PROBLEM DESCRIPTION:
Transcribe each line of the material as it is, and drop any picture.

COLLECTED MATERIAL:
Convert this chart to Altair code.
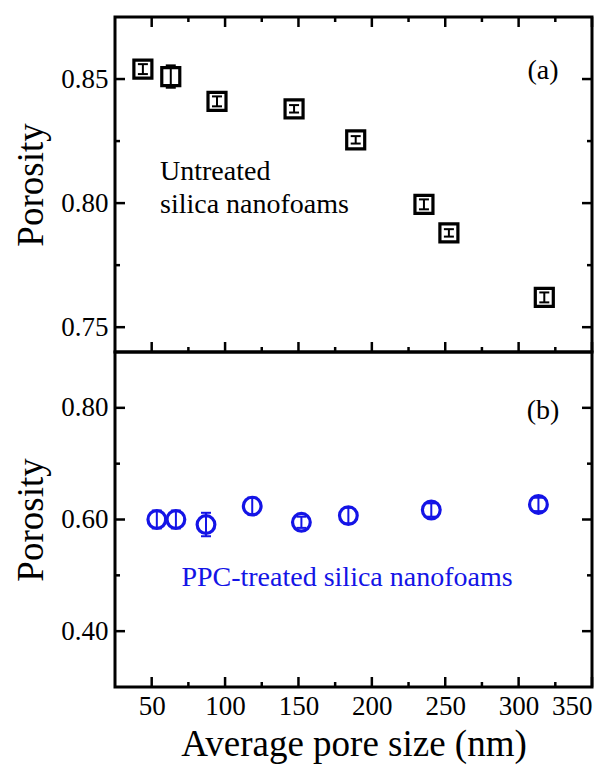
import altair as alt
import pandas as pd

# ---- data ----
x_a = [44, 63, 94.5, 147, 189, 235.5, 252.5, 317.5]
y_a = [0.854, 0.851, 0.841, 0.838, 0.8255, 0.7995, 0.788, 0.762]
err_a = [0.002, 0.0045, 0.002, 0.0015, 0.0015, 0.002, 0.0015, 0.002]

x_b = [53.5, 66.5, 87, 118.5, 152, 184, 240.5, 313.5]
y_b = [0.600, 0.600, 0.591, 0.624, 0.595, 0.607, 0.617, 0.627]
err_b = [0.016, 0.016, 0.021, 0.015, 0.010, 0.014, 0.012, 0.012]

x_major = [50, 100, 150, 200, 250, 300, 350]
x_minor = [75, 125, 175, 225, 275, 325]
ya_major = [0.75, 0.80, 0.85]
ya_minor = [0.775, 0.825]
yb_major = [0.40, 0.60, 0.80]
yb_minor = [0.50, 0.70]

FONT = "Liberation Serif"
W, H1, H2 = 477, 335, 335
MAJ, MIN = 10, 5
BLUE = "#1414e6"

xscale = alt.Scale(domain=[25, 350], nice=False, zero=False)
ya_scale = alt.Scale(domain=[0.74, 0.875], nice=False, zero=False)
yb_scale = alt.Scale(domain=[0.30, 0.90], nice=False, zero=False)

x_axis_none = None
x_axis_b = alt.Axis(values=x_major, format="d", title="Average pore size (nm)",
                    ticks=False, tickSize=0, domain=False, grid=False, labelPadding=6,
                    titlePadding=7)
ya_axis = alt.Axis(values=ya_major, format=".2f", title="Porosity", ticks=False,
                   tickSize=0, domain=False, grid=False, labelPadding=7, titlePadding=10)
yb_axis = alt.Axis(values=yb_major, format=".2f", title="Porosity", ticks=False,
                   tickSize=0, domain=False, grid=False, labelPadding=7, titlePadding=10)


def xticks(vals, length, side, H, axis):
    df = pd.DataFrame({"xv": vals})
    if side == "top":
        yy = dict(y=alt.value(0), y2=alt.value(length))
    else:
        yy = dict(y=alt.value(H), y2=alt.value(H - length))
    return alt.Chart(df).mark_rule(color="black", strokeWidth=2.5).encode(
        x=alt.X("xv:Q", scale=xscale, axis=axis), **yy)


def yticks(vals, length, side, scale, axis):
    df = pd.DataFrame({"yv": vals})
    if side == "left":
        xx = dict(x=alt.value(0), x2=alt.value(length))
    else:
        xx = dict(x=alt.value(W), x2=alt.value(W - length))
    return alt.Chart(df).mark_rule(color="black", strokeWidth=2.5).encode(
        y=alt.Y("yv:Q", scale=scale, axis=axis), **xx)


def data_layers(xs, ys, errs, color, shape, size, xaxis, yscale, yaxis):
    df = pd.DataFrame({"x": xs, "y": ys,
                       "lo": [a - b for a, b in zip(ys, errs)],
                       "hi": [a + b for a, b in zip(ys, errs)]})
    base = alt.Chart(df)
    X = alt.X("x:Q", scale=xscale, axis=xaxis)
    pts = base.mark_point(shape=shape, size=size, filled=False, strokeWidth=3.2,
                          color=color, opacity=1).encode(
        x=X, y=alt.Y("y:Q", scale=yscale, axis=yaxis))
    bar = base.mark_rule(color=color, strokeWidth=2).encode(
        x=X, y=alt.Y("lo:Q", scale=yscale, axis=yaxis), y2="hi:Q")
    cap1 = base.mark_tick(orient="horizontal", size=10, thickness=2, color=color,
                          opacity=1).encode(x=X, y=alt.Y("lo:Q", scale=yscale, axis=yaxis))
    cap2 = base.mark_tick(orient="horizontal", size=10, thickness=2, color=color,
                          opacity=1).encode(x=X, y=alt.Y("hi:Q", scale=yscale, axis=yaxis))
    return [pts, bar, cap1, cap2]


def label(text, x, y, color="black", align="center", size=28):
    return alt.Chart(pd.DataFrame({"t": [text]})).mark_text(
        font=FONT, fontSize=size, color=color, align=align, baseline="middle"
    ).encode(x=alt.value(x), y=alt.value(y), text="t:N")


top = alt.layer(
    *data_layers(x_a, y_a, err_a, "black", "square", 324, x_axis_none, ya_scale, ya_axis),
    xticks(x_major, MAJ, "top", H1, x_axis_none),
    xticks(x_minor, MIN, "top", H1, x_axis_none),
    xticks(x_major, MAJ, "bottom", H1, x_axis_none),
    xticks(x_minor, MIN, "bottom", H1, x_axis_none),
    yticks(ya_major, MAJ, "left", ya_scale, ya_axis),
    yticks(ya_minor, MIN, "left", ya_scale, ya_axis),
    yticks(ya_major, MAJ, "right", ya_scale, ya_axis),
    yticks(ya_minor, MIN, "right", ya_scale, ya_axis),
    label("(a)", 428, 54),
    label("Untreated", 45, 155, align="left"),
    label("silica nanofoams", 45, 188, align="left"),
).properties(width=W, height=H1)

bottom = alt.layer(
    *data_layers(x_b, y_b, err_b, BLUE, "circle", 314, x_axis_b, yb_scale, yb_axis),
    xticks(x_major, MAJ, "bottom", H2, x_axis_b),
    xticks(x_minor, MIN, "bottom", H2, x_axis_b),
    yticks(yb_major, MAJ, "left", yb_scale, yb_axis),
    yticks(yb_minor, MIN, "left", yb_scale, yb_axis),
    yticks(yb_major, MAJ, "right", yb_scale, yb_axis),
    yticks(yb_minor, MIN, "right", yb_scale, yb_axis),
    label("(b)", 428, 59),
    label("PPC-treated silica nanofoams", 232, 226, color=BLUE),
).properties(width=W, height=H2)

chart = alt.vconcat(top, bottom, spacing=0, bounds="flush").properties(
    padding={"left": 11, "top": 14, "right": 10, "bottom": 10},
    background="white",
).configure_view(stroke="black", strokeWidth=3).configure_axis(
    labelFont=FONT, labelFontSize=27, labelColor="black",
    titleFont=FONT, titleFontSize=37, titleFontWeight="normal", titleColor="black",
    grid=False,
)

chart.save("out.html", embed_options={"renderer": "svg", "actions": False})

ANSWER TO THIS PROBLEM:
Convert this chart to Altair code.
import altair as alt
import pandas as pd

# ---- data ----
x_a = [44, 63, 94.5, 147, 189, 235.5, 252.5, 317.5]
y_a = [0.854, 0.851, 0.841, 0.838, 0.8255, 0.7995, 0.788, 0.762]
err_a = [0.002, 0.0045, 0.002, 0.0015, 0.0015, 0.002, 0.0015, 0.002]

x_b = [53.5, 66.5, 87, 118.5, 152, 184, 240.5, 313.5]
y_b = [0.600, 0.600, 0.591, 0.624, 0.595, 0.607, 0.617, 0.627]
err_b = [0.016, 0.016, 0.021, 0.015, 0.010, 0.014, 0.012, 0.012]

x_major = [50, 100, 150, 200, 250, 300, 350]
x_minor = [75, 125, 175, 225, 275, 325]
ya_major = [0.75, 0.80, 0.85]
ya_minor = [0.775, 0.825]
yb_major = [0.40, 0.60, 0.80]
yb_minor = [0.50, 0.70]

FONT = "Liberation Serif"
W, H1, H2 = 477, 335, 335
MAJ, MIN = 10, 5
BLUE = "#1414e6"

xscale = alt.Scale(domain=[25, 350], nice=False, zero=False)
ya_scale = alt.Scale(domain=[0.74, 0.875], nice=False, zero=False)
yb_scale = alt.Scale(domain=[0.30, 0.90], nice=False, zero=False)

x_axis_none = None
x_axis_b = alt.Axis(values=x_major, format="d", title="Average pore size (nm)",
                    ticks=False, tickSize=0, domain=False, grid=False, labelPadding=6,
                    titlePadding=7)
ya_axis = alt.Axis(values=ya_major, format=".2f", title="Porosity", ticks=False,
                   tickSize=0, domain=False, grid=False, labelPadding=7, titlePadding=10)
yb_axis = alt.Axis(values=yb_major, format=".2f", title="Porosity", ticks=False,
                   tickSize=0, domain=False, grid=False, labelPadding=7, titlePadding=10)


def xticks(vals, length, side, H, axis):
    df = pd.DataFrame({"xv": vals})
    if side == "top":
        yy = dict(y=alt.value(0), y2=alt.value(length))
    else:
        yy = dict(y=alt.value(H), y2=alt.value(H - length))
    return alt.Chart(df).mark_rule(color="black", strokeWidth=2.5).encode(
        x=alt.X("xv:Q", scale=xscale, axis=axis), **yy)


def yticks(vals, length, side, scale, axis):
    df = pd.DataFrame({"yv": vals})
    if side == "left":
        xx = dict(x=alt.value(0), x2=alt.value(length))
    else:
        xx = dict(x=alt.value(W), x2=alt.value(W - length))
    return alt.Chart(df).mark_rule(color="black", strokeWidth=2.5).encode(
        y=alt.Y("yv:Q", scale=scale, axis=axis), **xx)


def data_layers(xs, ys, errs, color, shape, size, xaxis, yscale, yaxis):
    df = pd.DataFrame({"x": xs, "y": ys,
                       "lo": [a - b for a, b in zip(ys, errs)],
                       "hi": [a + b for a, b in zip(ys, errs)]})
    base = alt.Chart(df)
    X = alt.X("x:Q", scale=xscale, axis=xaxis)
    pts = base.mark_point(shape=shape, size=size, filled=False, strokeWidth=3.2,
                          color=color, opacity=1).encode(
        x=X, y=alt.Y("y:Q", scale=yscale, axis=yaxis))
    bar = base.mark_rule(color=color, strokeWidth=2).encode(
        x=X, y=alt.Y("lo:Q", scale=yscale, axis=yaxis), y2="hi:Q")
    cap1 = base.mark_tick(orient="horizontal", size=10, thickness=2, color=color,
                          opacity=1).encode(x=X, y=alt.Y("lo:Q", scale=yscale, axis=yaxis))
    cap2 = base.mark_tick(orient="horizontal", size=10, thickness=2, color=color,
                          opacity=1).encode(x=X, y=alt.Y("hi:Q", scale=yscale, axis=yaxis))
    return [pts, bar, cap1, cap2]


def label(text, x, y, color="black", align="center", size=28):
    return alt.Chart(pd.DataFrame({"t": [text]})).mark_text(
        font=FONT, fontSize=size, color=color, align=align, baseline="middle"
    ).encode(x=alt.value(x), y=alt.value(y), text="t:N")


top = alt.layer(
    *data_layers(x_a, y_a, err_a, "black", "square", 324, x_axis_none, ya_scale, ya_axis),
    xticks(x_major, MAJ, "top", H1, x_axis_none),
    xticks(x_minor, MIN, "top", H1, x_axis_none),
    xticks(x_major, MAJ, "bottom", H1, x_axis_none),
    xticks(x_minor, MIN, "bottom", H1, x_axis_none),
    yticks(ya_major, MAJ, "left", ya_scale, ya_axis),
    yticks(ya_minor, MIN, "left", ya_scale, ya_axis),
    yticks(ya_major, MAJ, "right", ya_scale, ya_axis),
    yticks(ya_minor, MIN, "right", ya_scale, ya_axis),
    label("(a)", 428, 54),
    label("Untreated", 45, 155, align="left"),
    label("silica nanofoams", 45, 188, align="left"),
).properties(width=W, height=H1)

bottom = alt.layer(
    *data_layers(x_b, y_b, err_b, BLUE, "circle", 314, x_axis_b, yb_scale, yb_axis),
    xticks(x_major, MAJ, "bottom", H2, x_axis_b),
    xticks(x_minor, MIN, "bottom", H2, x_axis_b),
    yticks(yb_major, MAJ, "left", yb_scale, yb_axis),
    yticks(yb_minor, MIN, "left", yb_scale, yb_axis),
    yticks(yb_major, MAJ, "right", yb_scale, yb_axis),
    yticks(yb_minor, MIN, "right", yb_scale, yb_axis),
    label("(b)", 428, 59),
    label("PPC-treated silica nanofoams", 232, 226, color=BLUE),
).properties(width=W, height=H2)

chart = alt.vconcat(top, bottom, spacing=0, bounds="flush").properties(
    padding={"left": 11, "top": 14, "right": 10, "bottom": 10},
    background="white",
).configure_view(stroke="black", strokeWidth=3).configure_axis(
    labelFont=FONT, labelFontSize=27, labelColor="black",
    titleFont=FONT, titleFontSize=37, titleFontWeight="normal", titleColor="black",
    grid=False,
)

chart.save("out.html", embed_options={"renderer": "svg", "actions": False})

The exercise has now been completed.